The Greens remain a junior partner in the "plural left" coalition that Mr. Jospin heads; Dominique Voynet, the environment minister, is their only full cabinet member. But last Sunday's results suggest that they are overtaking the Communist Party to become the second-largest force on the left.
And the Greens claim influence over government policy, nudging their Socialist big brothers toward a recent law obliging political parties to present as many female candidates as male ones, for example, or last year's law offering a legal basis for homosexual unions.
On a more local scale, Green candidates all over France exacted a price for their second-round support for the Socialists: In Paris they negotiated a tramway system to relieve traffic pressure; in the northern city of Lille they won a cut in public-transport fares and a pledge to serve only organic food in school canteens; elsewhere they demanded traffic-free Saturdays, more parks, and other environmentally friendly policies.
But as it has matured, the party has moved beyond environmental issues, embracing grass-roots democracy as another campaign theme. And it has broadened its ecological perspective to develop a critique of mass production agriculture and modern capitalism in general. This approach is popular among left-wing voters who have been frustrated by what they see as the Socialist-led government's timidity since Jospin took office in 1997. "There is a desire for more radicalism," says Mr. Pocrain. "People want to be treated as citizens, not consumers."
"Voters who don't find the government reformist enough sent a message by voting Green" in the municipal elections, suggests Stephane Rozes, a prominent political pollster. "The Greens succeeded in attracting left- wingers beyond the ecology vote."
But the party still has difficulty breaking beyond the bounds of the "bo-bo" vote, as it is known here, a reference to the "bohemian bourgeois" - young, urban, well-educated and liberal - who have grown up since 1968.
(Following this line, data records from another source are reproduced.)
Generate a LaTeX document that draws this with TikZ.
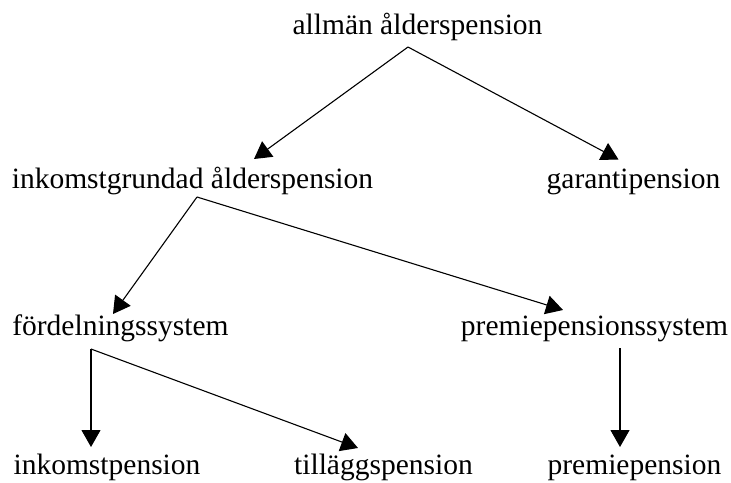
\documentclass[tikz,border=0pt]{standalone}
\usepackage{fontspec}
\setmainfont{Liberation Serif}
\usetikzlibrary{arrows.meta}
\begin{document}
\begin{tikzpicture}[x=1pt,y=-1pt,
  lbl/.style={anchor=base,inner sep=0pt,font=\fontsize{29.5}{32}\selectfont},
  arr/.style={line width=1.1pt,-{Triangle[length=17pt,width=19pt]}}]
\useasboundingbox (0,0) rectangle (731,482);
% text nodes
\node[lbl] (allman) at (417.5,34) {allmän ålderspension};
\node[lbl] (inkgr) at (192.5,188) {inkomstgrundad ålderspension};
\node[lbl] (garanti) at (633.5,188) {garantipension};
\node[lbl] (fordel) at (120.5,335) {fördelningssystem};
\node[lbl] (ppsys) at (594.5,335) {premiepensionssystem};
\node[lbl] (inkp) at (107,474) {inkomstpension};
\node[lbl] (tillagg) at (383.5,474) {tilläggspension};
\node[lbl] (premp) at (634.5,474) {premiepension};
% connector ends
\coordinate (allmanout) at (408,47);
\coordinate (inkgrin) at (254,159);
\coordinate (garantiin) at (618.5,159.5);
\coordinate (inkgrout) at (197,197);
\coordinate (fordelin) at (113,314);
\coordinate (ppsysin) at (563,310);
\coordinate (fordelout) at (91,349);
\coordinate (inkpin) at (91,447);
\coordinate (tillaggin) at (358,448);
\coordinate (ppsysout) at (620,348);
\coordinate (prempin) at (620,447);
% connectors
\draw[arr] (allmanout) -- (inkgrin);
\draw[arr] (allmanout) -- (garantiin);
\draw[arr] (inkgrout) -- (fordelin);
\draw[arr] (inkgrout) -- (ppsysin);
\draw[arr] (fordelout) -- (inkpin);
\draw[arr] (fordelout) -- (tillaggin);
\draw[arr] (ppsysout) -- (prempin);
\end{tikzpicture}
\end{document}
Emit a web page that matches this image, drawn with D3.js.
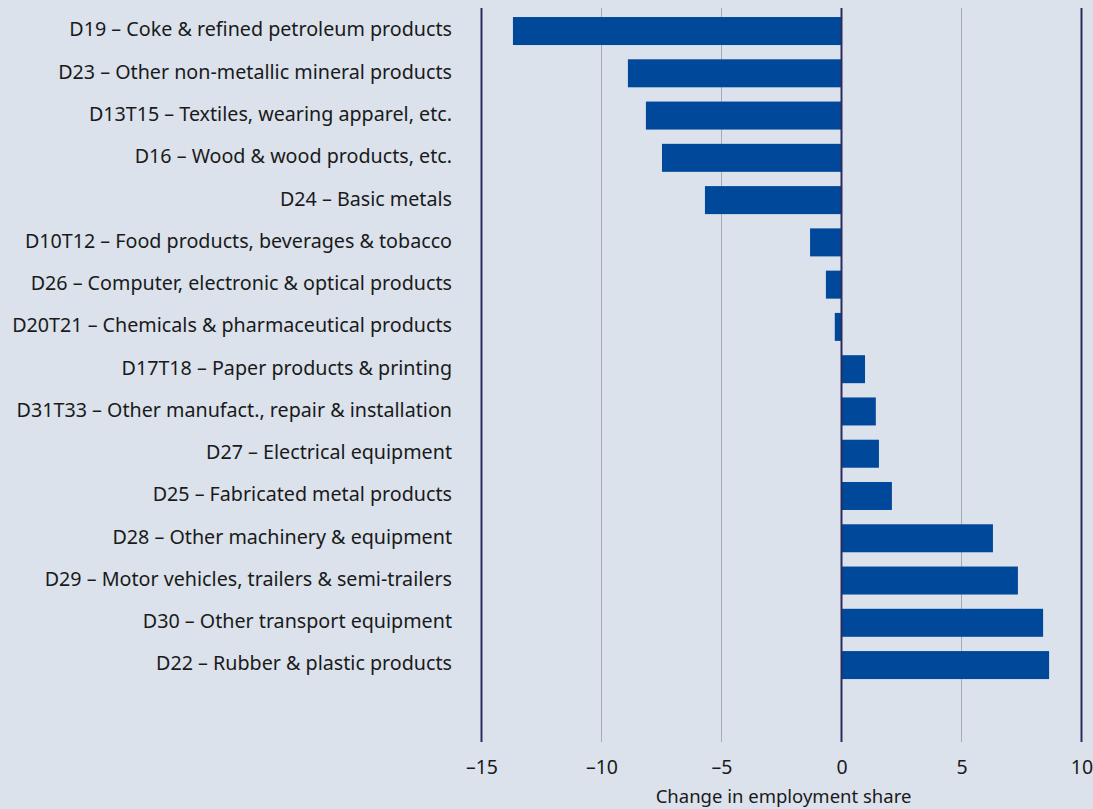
<!DOCTYPE html>
<html>
<head>
<meta charset="utf-8">
<script src="https://cdn.jsdelivr.net/npm/d3@7"></script>
<style>
  html, body { margin: 0; padding: 0; background: #dbe2ec; }
  svg { display: block; font-family: "Noto Sans", sans-serif; }
</style>
</head>
<body>
<svg id="chart" width="1093" height="809"></svg>
<script>
const categories = [
  "D19 – Coke & refined petroleum products",
  "D23 – Other non-metallic mineral products",
  "D13T15 – Textiles, wearing apparel, etc.",
  "D16 – Wood & wood products, etc.",
  "D24 – Basic metals",
  "D10T12 – Food products, beverages & tobacco",
  "D26 – Computer, electronic & optical products",
  "D20T21 – Chemicals & pharmaceutical products",
  "D17T18 – Paper products & printing",
  "D31T33 – Other manufact., repair & installation",
  "D27 – Electrical equipment",
  "D25 – Fabricated metal products",
  "D28 – Other machinery & equipment",
  "D29 – Motor vehicles, trailers & semi-trailers",
  "D30 – Other transport equipment",
  "D22 – Rubber & plastic products"
];
const values = [-13.69, -8.90, -8.15, -7.48, -5.69, -1.31, -0.65, -0.28, 0.98, 1.43, 1.56, 2.10, 6.31, 7.35, 8.40, 8.65];
const tickValues = [-15, -10, -5, 0, 5, 10];
const axisTitle = "Change in employment share";

const svg = d3.select("#chart");
const x = d3.scaleLinear().domain([-15, 10]).range([481.5, 1081.5]);
const y = d3.scaleBand().domain(categories).range([9.9, 686.2]).paddingInner(0.3376).paddingOuter(0.1688);

const lineTop = 8, lineBottom = 742;
const major = new Set([-15, 0, 10]);

svg.append("g").selectAll("line")
  .data(tickValues.filter(t => !major.has(t)))
  .join("line")
  .attr("x1", d => x(d)).attr("x2", d => x(d))
  .attr("y1", lineTop).attr("y2", lineBottom)
  .attr("stroke", "#a9a9bd").attr("stroke-width", 1);

svg.append("g").selectAll("line")
  .data([-15, 10])
  .join("line")
  .attr("x1", d => x(d)).attr("x2", d => x(d))
  .attr("y1", lineTop).attr("y2", lineBottom)
  .attr("stroke", "#2d2b5e").attr("stroke-width", 2);

svg.append("g").selectAll("rect")
  .data(categories)
  .join("rect")
  .attr("x", (d, i) => Math.min(x(0), x(values[i])))
  .attr("width", (d, i) => Math.abs(x(values[i]) - x(0)))
  .attr("y", d => y(d))
  .attr("height", y.bandwidth())
  .attr("fill", "#00489a");

svg.append("line")
  .attr("x1", x(0)).attr("x2", x(0))
  .attr("y1", lineTop).attr("y2", lineBottom)
  .attr("stroke", "#2d2b5e").attr("stroke-width", 2);

svg.append("g").selectAll("text")
  .data(categories)
  .join("text")
  .attr("x", 452)
  .attr("y", d => y(d) + y.bandwidth() / 2 - 1.5)
  .attr("dy", "0.35em")
  .attr("text-anchor", "end")
  .attr("font-size", 19.7)
  .attr("fill", "#1a1a1a")
  .text(d => d);

const axis = d3.axisBottom(x).tickValues(tickValues).tickSize(0).tickPadding(0)
  .tickFormat(d => d < 0 ? "\u2013" + Math.abs(d) : String(d));
const gx = svg.append("g").attr("transform", "translate(0,767)").call(axis);
gx.select(".domain").remove();
gx.selectAll("text")
  .attr("font-family", "Noto Sans, sans-serif")
  .attr("font-size", 19.5)
  .attr("fill", "#1a1a1a")
  .attr("y", 0).attr("dy", "0.35em");

svg.append("text")
  .attr("x", (x(-15) + x(10)) / 2 + 2)
  .attr("y", 803)
  .attr("text-anchor", "middle")
  .attr("font-size", 18.5)
  .attr("fill", "#1a1a1a")
  .text(axisTitle);
</script>
</body>
</html>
It also has trouble getting organized. The party's passionate embrace of participatory democracy "can often look like chaos," admits Aurelie Filippetti, a Green candidate for borough president in Paris. "Our statutes mistake 'basism' [respect for ordinary members] for democracy," says Pocrain.
Ms. Voynet has said she will step down from her government post in the summer to take her party in hand, and reorganize it along more efficient lines, which will undoubtedly provoke heated internal debate. But the rewards would be rich, analysts predict. "The Greens' biggest weakness is the difficulty they have organizing a political structure," says Mr. Rozes. "With better organization, they could progress still further."
But many party members, with a wary eye on the way in which German Greens have abandoned some of their key policies since taking senior government posts in Berlin, have their reservations about going too mainstream.
"I would hope that we will evolve like the Germans did as far as our methods go, but that we will keep more radicalism in our policies," says Pocrain.